El libro de poemas de Rimbaud que era de su madre se lo dio un primo en Uruguay. “Me invitaron a Montevideo y hacía mucho que no iba. Entonces estaba en la Feria del libro con mis tías y tíos maternos en primera fila. Y un chico muy joven, el hijo de un hermano de mi madre, me dio el libro: ‘Me parece que lo tenés que tener vos’, me dijo. Y se fue corriendo, porque no quería encontrarse con toda la familia. Siempre quise agradecerle, pero no me dio tiempo”, recuerda Silvia. “Hay un gran autor francés, Gérard de Nerval, que llegó al mundo sin conocer a su madre y no tuvo ninguna imagen de ella. ¡Qué horror no tener ni una fotografía! Es evidente que hay un mundo que se empieza a formar entre las fotografías de seres muy queridos y uno. Casi te diría que se arma un diálogo.”
A las manos de la escritora llegaron unas cintas con las voces de Borges y Victoria Ocampo. La autora de La orilla oriental, que estaba escribiendo las cartas a su madre, se sorprendió especialmente con uno de los diálogos. “¿Usted se acuerda de Ricardo Güiraldes, Borges?”, le pregunta Victoria. Borges le dice que sí. “Fíjese qué extraño, me acuerdo de sus fotografías. Yo lo conozco muy bien y lo recuerdo también, pero a mí me gusta recordarlo por sus fotografías. Como usted comprende, el tiempo pasa, la gente cambia. La fotografía de Ricardo Güiraldes es él. Y eso me pasa con mis padres, qué curioso, ¿no?” Victoria le dice que evidentemente es muy curioso, cuenta Silvia, intentando reconstruir de memoria esa charla que incluyó en Cartas a fotografías.
–“Las palabras me apartan de mi lengua”, dice en uno de los poemas. ¿A qué lengua se refiere?
–Las palabras me apartan de lo que quiero decir y de lo que no se puede decir. Eso es lo que creo que quise poner. A veces uno emplea palabras que están reemplazando algo en vez de estar diciéndolo. Lo que es resulta casi imposible de decir. Uno trata todo el tiempo, pero no es fácil.

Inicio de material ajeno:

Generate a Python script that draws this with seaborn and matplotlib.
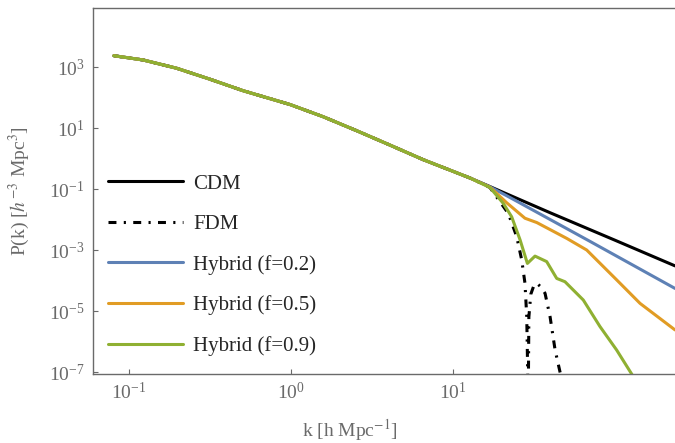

–A propósito de este tema, daría la impresión de que en su poesía la música está en un primer plano. Aunque no se desdeña la mirada, para la voz poética parece más limitada. Lo que importa es la vibración, la música. La mirada es más torpe o llega a menos lugares que la música. ¿Coincide?
–Es difícil porque no tengo una idea muy clara. La mirada también tiene imágenes, pero hay que defenderse con las palabras. O con los silencios. Es una especie de búsqueda de poder decir algo que no ha sido dicho, de crear una imagen que una fotografía no puede dar y que de otra manera la podés encontrar. La poesía es un trabajo muy misterioso, más como la entiendo yo con sus espacios. Viene lo que viene.
–No hay razonamiento.
–Para nada. Me gusta lo que está en el espacio, lo que está suspendido, lo que no se mueve.
–¿Publicó todos sus poemas inéditos en Al margen?
–No, hice una selección. Lo más o menos bueno es lo que el autor decide.
–El autor se puede equivocar.
–¿Te parece?
–Kafka quería que se destruyeran sus escritos una vez muerto. Sin Max Brod, que desobedeció ese pedido, quizá no se hubiera conocido ni leído a Kafka.
–Puede ser... es cierto que no me animo a tirar esos poemas porque si algún día me piden algo para una revista puedo mirar ahí, trabajar un poco, rescatar alguno y cambiarlo. Ahora si me agarran eso todo entero y lo publican es un desastre para mí. Me aterra que revisen mis cajones (risas).